Knowledge of the sex and actual wages of each employee in each job classification could disclose a pattern of discrimination which violates the terms of the contract. Therefore, knowledge of the sex of the employees is relevant to the ability of the union to police the agreement.
Generac contends that information revealing the sex of the parties is not available to it, and that it is discouraged from keeping this type of record by state and federal law. However, officials of Generac did acknowledge at the July 22, 1969 hearing that its employment records contain the requested information, and that it has used such records in preparing payroll change notice slips more than 100 times in the past five months. This contention does not make clearly erroneous the board’s conclusion that it has reasonable cause to find a violation.
II. INJUNCTIVE RELIEF
More is required to justify the granting of injunctive relief under § 10(j) than a showing of reasonable cause. The court in Minnesota Mining and Manufacturing Company v. Meter, 385 F.2d 265, 270 (8th Cir. 1967) observed:
“While some courts have used language which, considered out of context, would indicate that a finding of ‘reasonable cause’ alone is sufficient to grant injunctive relief, the force of such expressions is diminished when considered in light of the circumstances of the case, which clearly demonstrate that there existed a probability that the purposes of the Act would be frustrated without injunctive relief preserving and restoring the status quo.”
The legislative history of the act indicates that a remedial purpose of the act which may be assisted by injunctive relief is the encouraging of collective bargaining and the free flow of commerce:
“ * * * the relatively slow procedure of the Board hearing and order, followed many months later by an enforcing decree of the circuit court of appeals, falls short of achieving the desired objectives — the prompt elimination of the obstructions to the free flow of commerce and encouragement of the practice and procedure of free and private collective bargaining.”
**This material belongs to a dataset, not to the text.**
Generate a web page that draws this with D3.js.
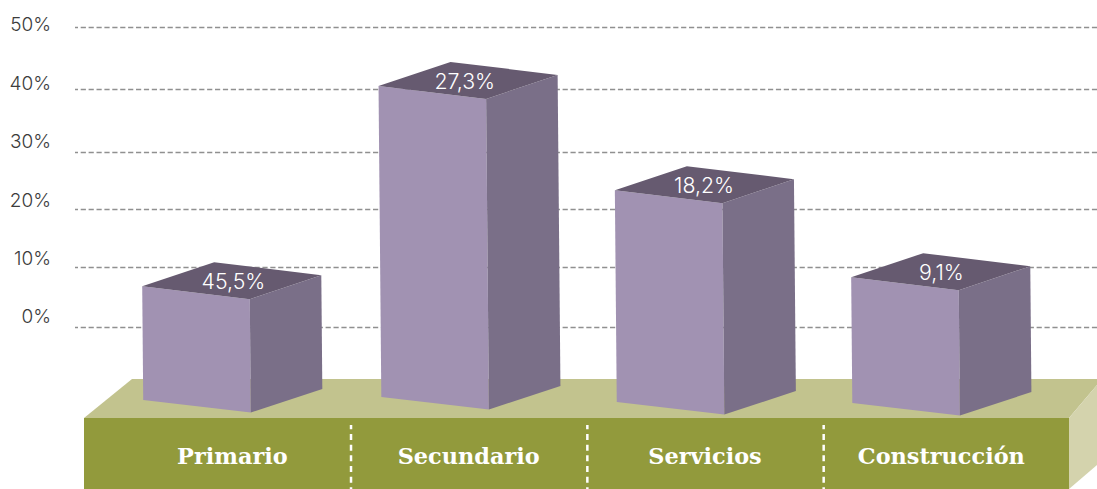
<!DOCTYPE html>
<html><head><meta charset="utf-8">
<script src="https://cdn.jsdelivr.net/npm/d3@7"></script>
<style>html,body{margin:0;padding:0;background:#fff}svg{display:block}</style>
</head><body><div id="c"></div>
<script>
const categories = ["Primario","Secundario","Servicios","Construcción"];
const barHeights = [6.8,40.5,23.3,8.3];
const barLabels = ["45,5%","27,3%","18,2%","9,1%"];
const axisTicks = [0,10,20,30,40,50];
const tickLabels = ["0%","10%","20%","30%","40%","50%"];
const gridPositions = [327,267,209,152,89,27];

const W=1097,H=489;
const svg=d3.select("#c").append("svg").attr("width",W).attr("height",H);
const sans="Inter, 'Open Sans', sans-serif", slab="'DejaVu Serif', serif";

const y=d3.scaleLinear().domain(axisTicks).range(gridPositions);
const labelY=d3.scaleLinear().domain([0,50]).range([316.5,24.5]);
const x=d3.scaleBand().domain(categories).range([114.7,1060]);
const baseY=[400,397,402,403];
const labelShift=[1,-4,-1,0];

// gridlines
svg.append("g").selectAll("line").data(axisTicks).join("line")
 .attr("x1",75).attr("x2",W).attr("y1",d=>y(d)+.5).attr("y2",d=>y(d)+.5)
 .attr("stroke","#909090").attr("stroke-width",1.3).attr("stroke-dasharray","5.2 2.7").attr("stroke-dashoffset",2.2);
// axis labels
svg.append("g").selectAll("text").data(axisTicks).join("text")
 .attr("x",51).attr("y",d=>labelY(d)).attr("dy","0.36em").attr("text-anchor","end")
 .attr("font-family",sans).attr("font-weight",300).attr("font-size",19).attr("fill","#3c3c3c")
 .text((d,i)=>tickLabels[i]);

// plinth
const pl=svg.append("g");
const L=84,R=1069,T=418,B=H,TT=379;
pl.append("polygon").attr("points",[[L,T],[132,TT],[W,TT],[W,TT+6],[R,T]].join(" ")).attr("fill","#c2c38e");
pl.append("polygon").attr("points",[[R,T],[W,TT+6],[W,B-24],[R,B]].join(" ")).attr("fill","#d4d3ad");
pl.append("rect").attr("x",L).attr("y",T).attr("width",R-L).attr("height",B-T).attr("fill","#929a3c");

// dividers
svg.append("g").selectAll("line").data(categories.slice(1)).join("line")
 .attr("x1",d=>x(d)).attr("x2",d=>x(d)).attr("y1",425).attr("y2",H)
 .attr("stroke","#fff").attr("stroke-width",2.5).attr("stroke-dasharray","6 4.67").attr("stroke-dashoffset",1.7);
// category labels
svg.append("g").selectAll("text").data(categories).join("text")
 .attr("x",d=>x(d)+x.bandwidth()/2-.5).attr("y",456).attr("dy","0.36em").attr("text-anchor","middle")
 .attr("font-family",slab).attr("font-weight",700).attr("font-size",22.4).attr("fill","#fff")
 .text(d=>d);

// bars
const dW=107.6,dD=72,sW=13,sD=24;
const bars=svg.append("g").selectAll("g").data(categories).join("g");
bars.each(function(c,i){
 const g=d3.select(this),x0=x(c)+27.5,yt=y(barHeights[i]),yb=baseY[i];
 const skew=(yb-yt)*0.009;
 const tl=[x0,yt],tm=[x0+dW,yt+sW],tr=[x0+dW+dD-.5,yt+sW-sD],tb=[x0+dD,yt-sD];
 const bl=[x0+skew,yb],bm=[x0+dW+skew,yb+sW-.5],br=[x0+dW+dD-.5+skew,yb-11];
 const pts=a=>a.join(" ");
 g.append("polygon").attr("points",pts([tl,tm,bm,bl])).attr("fill","#a192b2");
 g.append("polygon").attr("points",pts([tm,tr,br,bm])).attr("fill","#7a6f88");
 g.append("polygon").attr("points",pts([tl,tb,tr,tm])).attr("fill","#665a70");
 g.append("text").attr("x",x0+90.2+labelShift[i]).attr("y",yt-5).attr("dy","0.36em").attr("text-anchor","middle")
  .attr("font-family",sans).attr("font-weight",300).attr("font-size",21.3).attr("fill","#fff").text(barLabels[i]);
});
</script></body></html>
S.Rep. No. 105, 80th Cong., 1st Sess. 8, 27 (1947).
Previous cases indicate that there are a number of situations in which injunctive relief is to be granted. Thus, courts have granted injunctive relief to prevent the undermining of the union by discharge of union members, Angle v. Sacks, 382 F.2d 655 (10th Cir. 1967); by intimidation of the workers, Reynolds, for and on Behalf of N. L. R. B. v. Curley Printing Company, 247 F.Supp.
In Minnesota Mining and Manufacturing Company v. Meter, 385 F.2d 265, 270 (8th Cir. 1967), the court observed:
“Courts have not established uniform or rigid guidelines for Section 10(j) cases. Rather they have resolved the question of the propriety of injunctive relief on the basis of the facts and circumstances peculiar to each case.”
The company is to be ordered to furnish a list of names designating sex and actual wages paid per hour, as provided in paragraph (a) of the board’s proposed order. Such data is to be furnished promptly by the company. However, the injunctive provisions submitted in paragraphs (b) and (c) of the said proposed order are deemed too broad and will not be granted.
If the board encounters dilatory conduct on the part of the company in supplying the data covered in paragraph (a), the board may petition this court for a further order.
Now, therefore, it is ordered that the respondent, Generac Corporation, promptly provide to District 48, International Association of Machinists and Aerospace Workers, AFL-CIO, a complete list of names of all employees designating the sex of each employee and the actual wages paid per hour to each employee.